Mayor of Droizy
- In office 27 June 1958 – 28 September 2021

Member of the Senate of France
- In office 7 May 1978 – 30 September 2008
- Preceded by: Jacques Pelletier
- Succeeded by: Antoine Lefèvre
- Constituency: Aisne

President of the Departmental Council of Aisne
- In office 3 October 1988 – 27 March 1998
- Preceded by: Charles Brazier
- Succeeded by: Jean-Pierre Balligand

Personal details
- Born: 27 June 1931 Boulogne-Billancourt, France
- Died: 28 September 2021 (aged 90) Droizy, France
- Party: MRP CD CDS UDF FD UMP LR

= Paul Girod =

French politician (1931–2021)

Paul Girod (27 June 1931 – 28 September 2021) was a French politician.

==Biography==
After studying engineering, Girod took over his uncle's farm in Aisne. He was elected mayor of Droizy in 1958 and served until his death. In 1988, he was elected to serve the Canton of Oulchy-le-Château in the Departmental Council of Aisne, of which he served as President from 1988 to 1998. He also served as Vice-President of the Regional Council of Picardy from 1985 to 1988.

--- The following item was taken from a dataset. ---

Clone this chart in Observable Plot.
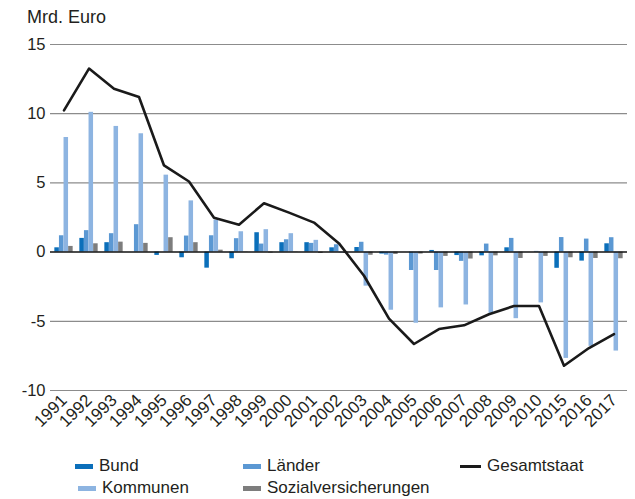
<!DOCTYPE html>
<html>
<head>
<meta charset="utf-8">
<script src="https://cdn.jsdelivr.net/npm/d3@7"></script>
<script src="https://cdn.jsdelivr.net/npm/@observablehq/plot@0.6"></script>
<style>
  body { margin: 0; background: #fff; font-family: "Liberation Sans", Arial, sans-serif; color: #231f20; }
  #wrap { width: 635px; height: 499px; position: relative; overflow: hidden; }
  #title { height: 30px; box-sizing: border-box; padding-left: 27px; padding-top: 7px; font-size: 18px; line-height: 20px; }
  #legend { position: relative; height: 49px; font-size: 17px; }
  .item { position: absolute; display: flex; align-items: center; white-space: nowrap; line-height: 20px; }
  .sw { display: inline-block; width: 18px; height: 5px; margin-right: 6px; }
</style>
</head>
<body>
<div id="wrap">
  <div id="title">Mrd. Euro</div>
  <div id="chart"></div>
  <div id="legend"></div>
</div>
<script>
const years = ["1991","1992","1993","1994","1995","1996","1997","1998","1999","2000","2001","2002","2003","2004","2005","2006","2007","2008","2009","2010","2015","2016","2017"];
const bund     = [0.31,0.99,0.68,0,-0.24,-0.41,-1.16,-0.48,1.40,0.68,0.68,0.31,0.33,-0.14,0,0.12,-0.25,-0.27,0.31,0,-1.17,-0.65,0.60];
const laender  = [1.18,1.55,1.33,1.98,0,1.16,1.18,0.97,0.58,0.89,0.63,0.53,0.71,-0.22,-1.33,-1.33,-0.67,0.58,0.99,0.05,1.05,0.94,1.04];
const kommunen = [8.28,10.1,9.08,8.55,5.56,3.70,2.32,1.47,1.62,1.33,0.85,-0.07,-2.46,-4.2,-5.14,-4.03,-3.82,-4.42,-4.81,-3.67,-7.68,-6.81,-7.15];
const sozial   = [0.41,0.60,0.72,0.63,1.04,0.68,0.14,-0.02,-0.07,-0.02,-0.1,-0.1,-0.23,-0.17,-0.14,-0.31,-0.5,-0.27,-0.46,-0.31,-0.41,-0.46,-0.48];
const gesamt   = [10.24,13.26,11.81,11.21,6.26,5.10,2.49,1.98,3.53,2.85,2.13,0.63,-1.71,-4.81,-6.64,-5.56,-5.29,-4.49,-3.89,-3.89,-8.21,-6.93,-5.92];
const yTicks = [-10,-5,0,5,10,15];
const gridTicks = [-10,-5,5,10,15];

const series = [
  {key: "bund", name: "Bund", color: "#0b6fba", values: bund},
  {key: "laender", name: "Länder", color: "#5b98d3", values: laender},
  {key: "kommunen", name: "Kommunen", color: "#8db4e1", values: kommunen},
  {key: "sozial", name: "Sozialversicherungen", color: "#7d7d7d", values: sozial}
];
const data = years.map((y, i) => ({year: y, bund: bund[i], laender: laender[i], kommunen: kommunen[i], sozial: sozial[i], gesamt: gesamt[i]}));

const W = 635, ml = 50, mr = 8;
const step = (W - ml - mr) / years.length;
const bw = 4.6, gw = 4 * bw, pad = (step - gw) / 2;

const barMarks = series.map((s, i) => Plot.barY(data, {
  x: "year", y: s.key, fill: s.color,
  insetLeft: pad + i * bw, insetRight: step - pad - (i + 1) * bw
}));

const chart = Plot.plot({
  width: W, height: 420,
  marginLeft: ml, marginRight: mr, marginTop: 14, marginBottom: 60,
  style: {fontFamily: "'Liberation Sans', Arial, sans-serif", fontSize: "16px", color: "#231f20", background: "#fff"},
  x: {type: "band", domain: years, padding: 0},
  y: {domain: [-10, 15]},
  marks: [
    Plot.ruleY(gridTicks, {stroke: "#8c8c8c", strokeWidth: 1.2}),
    ...barMarks,
    Plot.ruleY([0], {stroke: "#111", strokeWidth: 1.5}),
    Plot.line(data, {x: "year", y: "gesamt", stroke: "#1a1a1a", strokeWidth: 2.6}),
    Plot.axisY({ticks: yTicks, tickSize: 0, tickPadding: 5, tickFormat: d => String(d), label: null, fontSize: 16.5}),
    Plot.axisX({tickRotate: -45, tickSize: 0, tickPadding: 7, label: null, fontSize: 17})
  ]
});
document.getElementById("chart").appendChild(chart);

const legendItems = [
  {name: "Bund", color: series[0].color, left: 75, top: 6},
  {name: "Länder", color: series[1].color, left: 243, top: 6},
  {name: "Gesamtstaat", color: "#1a1a1a", left: 460, top: 6, wide: true},
  {name: "Kommunen", color: series[2].color, left: 78, top: 28},
  {name: "Sozialversicherungen", color: series[3].color, left: 243, top: 28}
];
const leg = document.getElementById("legend");
legendItems.forEach(it => {
  const d = document.createElement("div");
  d.className = "item";
  d.style.left = it.left + "px";
  d.style.top = it.top + "px";
  const sw = document.createElement("span");
  sw.className = "sw";
  sw.style.background = it.color;
  if (it.wide) { sw.style.width = "21px"; sw.style.height = "3px"; }
  d.appendChild(sw);
  d.appendChild(document.createTextNode(it.name));
  leg.appendChild(d);
});
</script>
</body>
</html>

On 7 May 1978, Girod was appointed to the Senate following the appointment of Jacques Pelletier to the cabinet of Prime Minister Raymond Barre. He was re-elected in 1980, 1989, and 1998. He served as Vice-President of the Senate from 1995 to 2001. He was also a member of the Parliamentary Office for the Evaluation of Scientific and Technological Choices. He retired from the Senate in 2008.

On 6 November 2007, Girod was among the guests invited to the state dinner hosted by U.S. President George W. Bush in honor of President Nicolas Sarkozy at the White House.

Girod died in Droizy on 28 September 2021. At the time of his death, he was the longest-serving mayor in France and the last living mayor to have served under the Fourth Republic, having been in office for 63 years.